1.13 Questions were mainly closed, tick box, questions, although respondents were given the opportunity to comment further on the training if they wished to do so.
1.14 A total of 58 respondents replied to the survey; however 4 of these had not attended a training session and therefore did not continue through the survey. Table 1.2 shows the profile of the 54 respondents who had attended one of the sessions and who completed the questionnaire in full.
Table 1.2 Quantitative sample
|Area||Elected Member||Senior staff||Frontline staff||Other||TOTAL|
|NHS Ayrshire and Arran||1||-||-||-||1|
|Other (e.g. CELCIS or one of Scotland's colleges)||-||1||-||6||7|
|Total Number of respondents||18||18||3||15||54|
1.15 Respondents in the 'Other' group in the table above include central government staff and staff from colleges or from other agencies such as Skills Development Scotland.
1.16 Respondents participating in the online survey were also asked their role in relation to looked after children and the majority were at a strategic or policy level.
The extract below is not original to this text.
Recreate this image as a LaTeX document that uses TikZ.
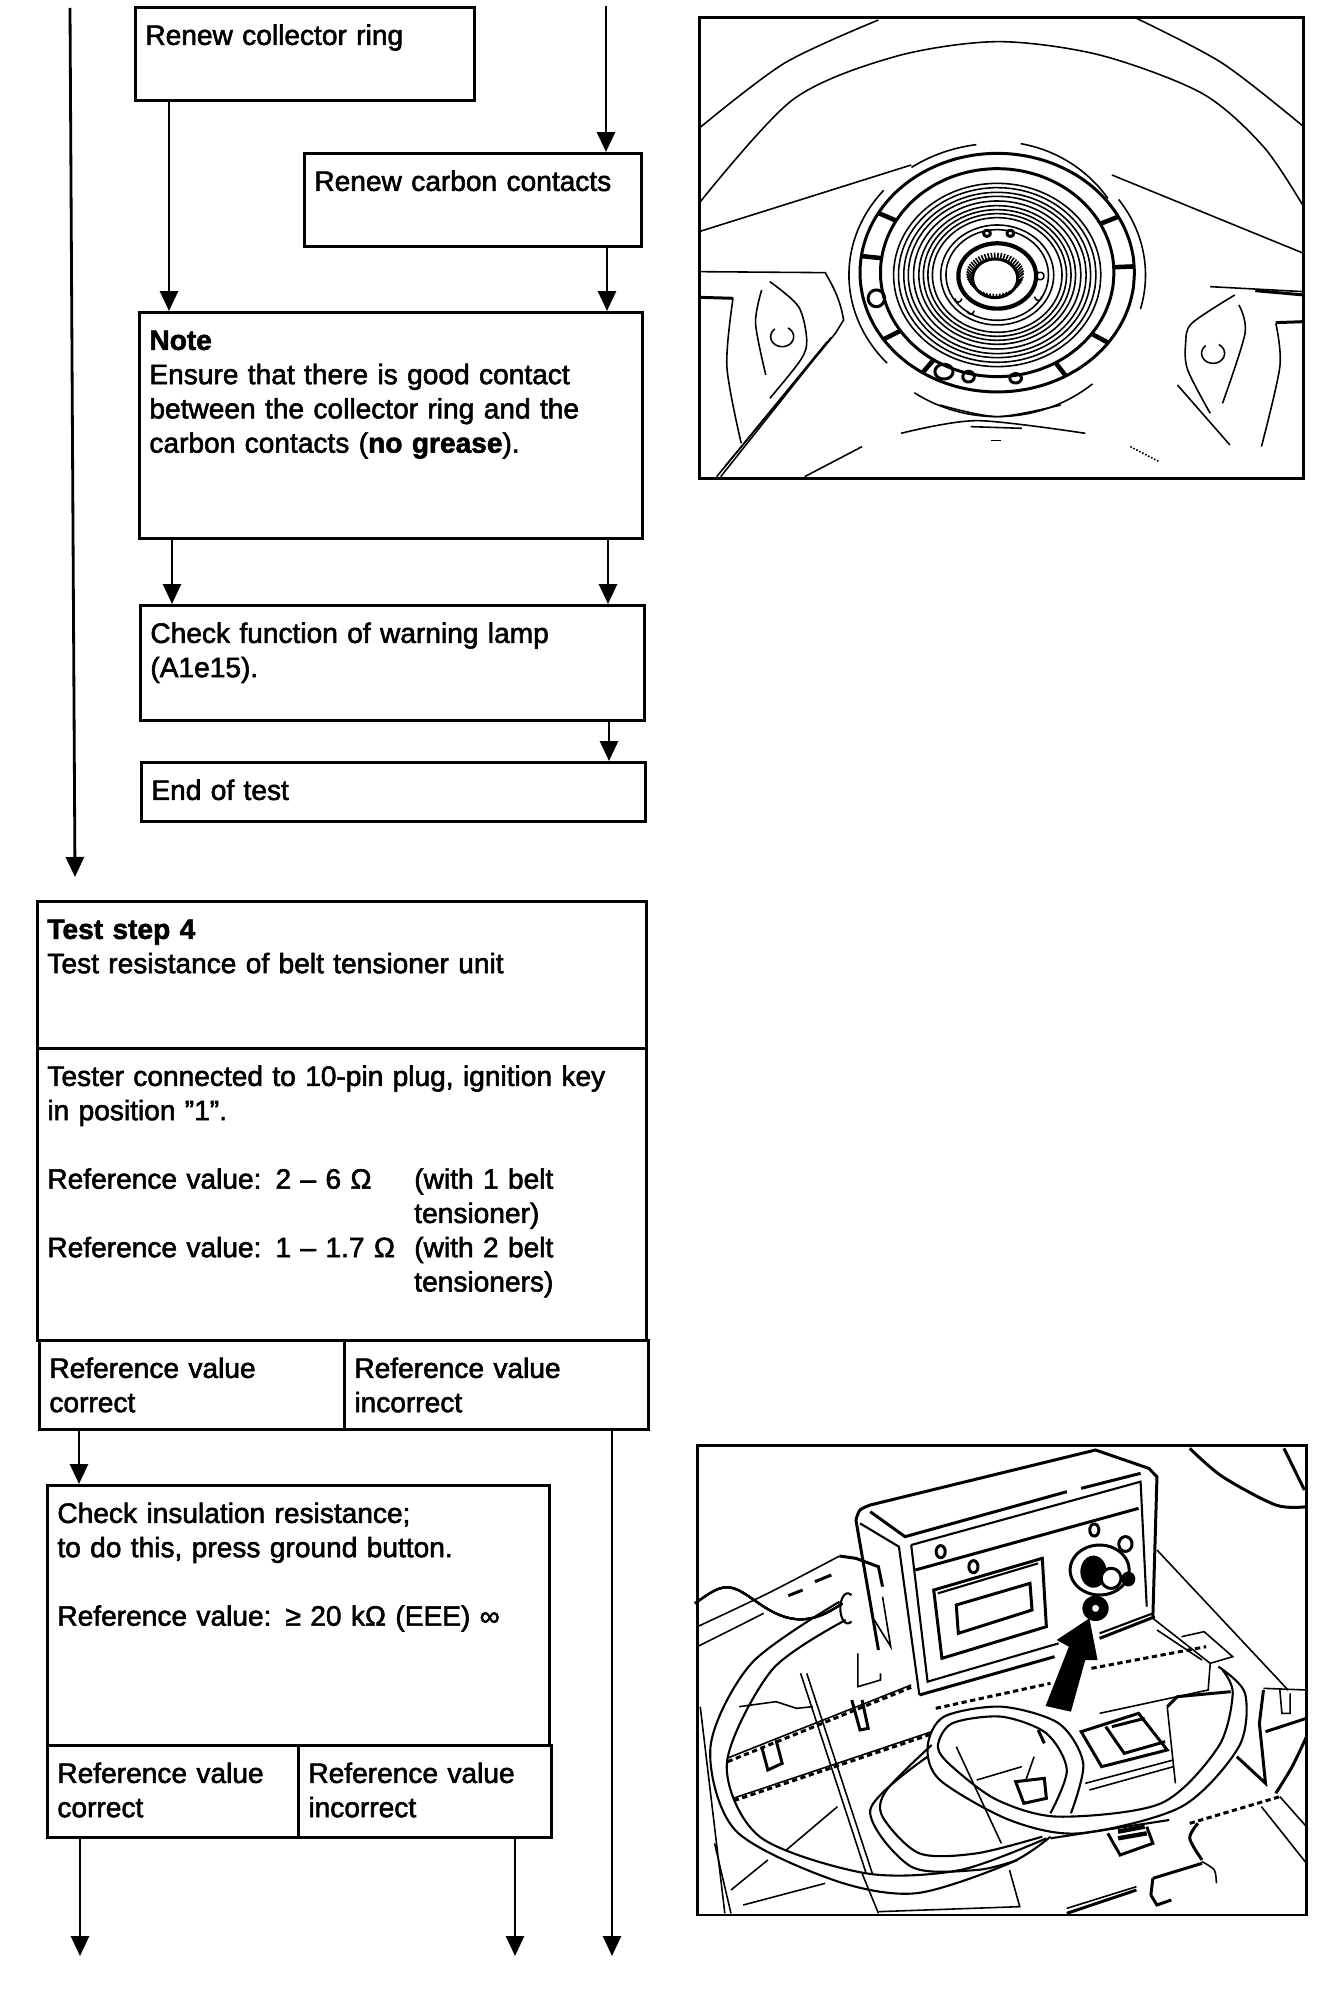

A full breakdown was:
- Policy context: 26
- Strategic / financial decision making / planning: 17
- Point of contact decision making / planning: 1
- Face to face / frontline involvement: 3
- Other: 7
1.17 Most online respondents (43 from 54) remembered the sessions as lasting between one and two hours or two to three hours. Most (45 out of 54) felt the time commitment was just enough, although two felt it was too much and five not enough. Two respondents did not reply at this question.
1.18 The following chapters present the findings from the qualitative interviews and the online survey and examine the motivations and expectations of those attending the training sessions, views of the training, the impact of the training and future delivery of the training programme.